Vamos esperar a corda arrebentar?


29/06/2021


Por Luiz Alexandre Souza da Costa, Professor de Direito Militar e membro do Laboratório de Estudos Políticos de Defesa e Segurança Pública da Uerj, publicado no jornal O Globo. 

A participação do ex-ministro Pazuello na motociata do presidente da República gerou enorme repercussão entre militares, políticos e acadêmicos. Houve quase um consenso de que o general deveria ter sido punido por ter se manifestado politicamente, contrariando as normas da caserna. Entretanto a entrevista concedida pelo presidente do Superior Tribunal Militar (STM), o ministro — e ao mesmo tempo general — Luis Carlos Gomes Mattos, passou praticamente imune a críticas, apesar do contexto muito mais preocupante. Em sequência, para deixar os defensores da democracia ainda mais aturdidos, a Advocacia-Geral da União (AGU) defendeu a possibilidade de civis responderem por crime militar caso tenham “conduta que ofenda diretamente” as Forças Armadas.

As declarações de Mattos trilharam a retórica de Bolsonaro, entre elas a afirmação de que não o deixam governar. Tal acusação é reiterada pelo presidente contra ministros do Supremo Tribunal Federal (STF), colegas magistrados de Mattos. Sobre seu colega de caserna Pazuello, ele advogou por sua atuação na Saúde, opinando não ter havido demora na compra de vacinas.

O ministro afiançou que “Bolsonaro é um democrata” e, ainda, deu pitaco sobre eleições. Depois de decretar que o brasileiro precisa saber votar, apresentou como exemplo o atual ministro da Infraestrutura, o militar da reserva Tarcísio Gomes de Freitas, pertencente, segundo o general, a um governo sem corrupção.

Para completar sua fala, longe de assuntos militares ou jurídicos, que seriam da alçada de um ministro do STM, realizou mais uma análise política. Disparou: os opositores do governo estariam “esticando demais a corda” até que ela arrebentasse. Segundo ele, a “corda arrebentar” representaria alguma medida tomada fora das regras constitucionais, porém sem definir por quem.

Mattos, general da ativa e presidente de um Tribunal Superior, de uma Justiça usada intensamente na ditadura para julgar desafetos, demonstrou-se engajado no discurso ideológico bolsonarista. Suas declarações defenderam o governo, alçaram militares como mais honestos que civis, indicaram voto para possíveis futuros candidatos e, além disso, intimidaram, indiretamente, uma oposição democrática e legítima a Bolsonaro.

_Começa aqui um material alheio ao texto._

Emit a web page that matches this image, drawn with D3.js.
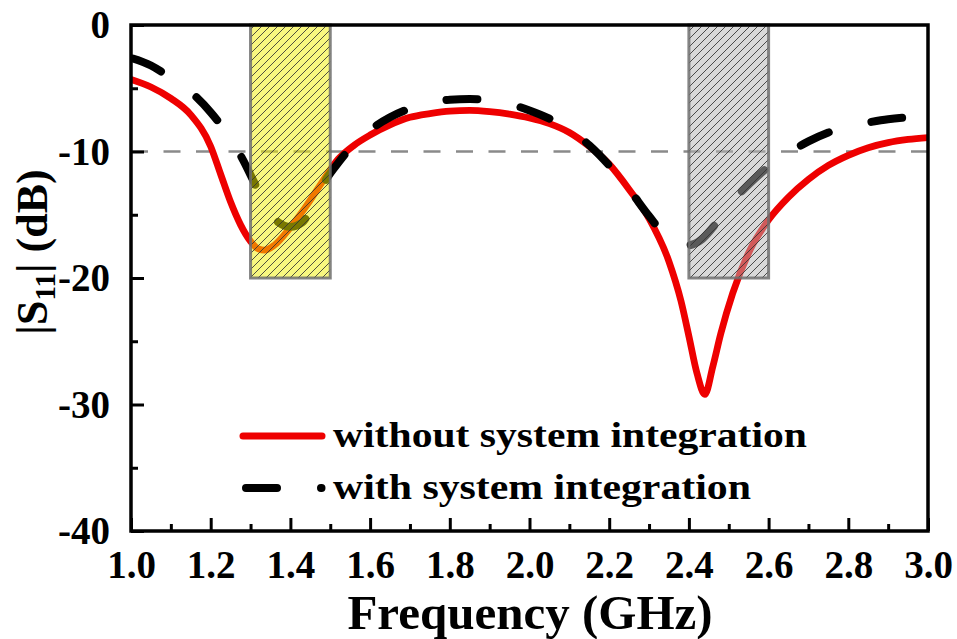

Cabe registrar que o STM é uma Corte sui generis. Nela, generais das Forças Armadas, permanecendo na ativa, são alçados concomitantemente a cargos de magistrados, com todas as prerrogativas e obrigações. Esses ministros pertencem, ao mesmo tempo, aos Poderes Executivo e Judiciário, estando sujeitos às normas impostas aos militares e magistrados. Nessa toada, o ministro general, em sua entrevista, fardado e representando o STM e o Exército, se manifestou explicitamente de forma político-partidária, o que é proibido — e passível de punição — tanto pelos regramentos militares quanto pelos da magistratura.

É nesse ambiente que, na Arguição de Descumprimento de Preceito Fundamental (ADPF) 826, ajuizada no STF, em que a Associação Brasileira de Imprensa pede a garantia da liberdade de expressão e direito à informação, a AGU enviou parecer favorável para que civis sejam processados na Justiça Militar caso ofendam as Forças Armadas. Civis responderiam a inquéritos policiais militares, por crime de opinião, e seriam julgados na mesma Justiça Militar cujo presidente se declara alinhado ao governo e avesso a seus opositores.

A entrevista do presidente do STM é mais uma demonstração de que os limites estão sendo, todos, ultrapassados. Cabe a nós, enquanto a corda não arrebenta, fazer a pergunta não retórica às instituições brasileiras — notadamente ao Conselho Nacional de Justiça e ao Exército — proposta por Levitsky e Ziblatt, autores de “Como as democracias morrem”: “Uma vez que um aspirante a ditador consegue chegar ao poder, ele subverterá as instituições democráticas ou será constrangido por elas?”.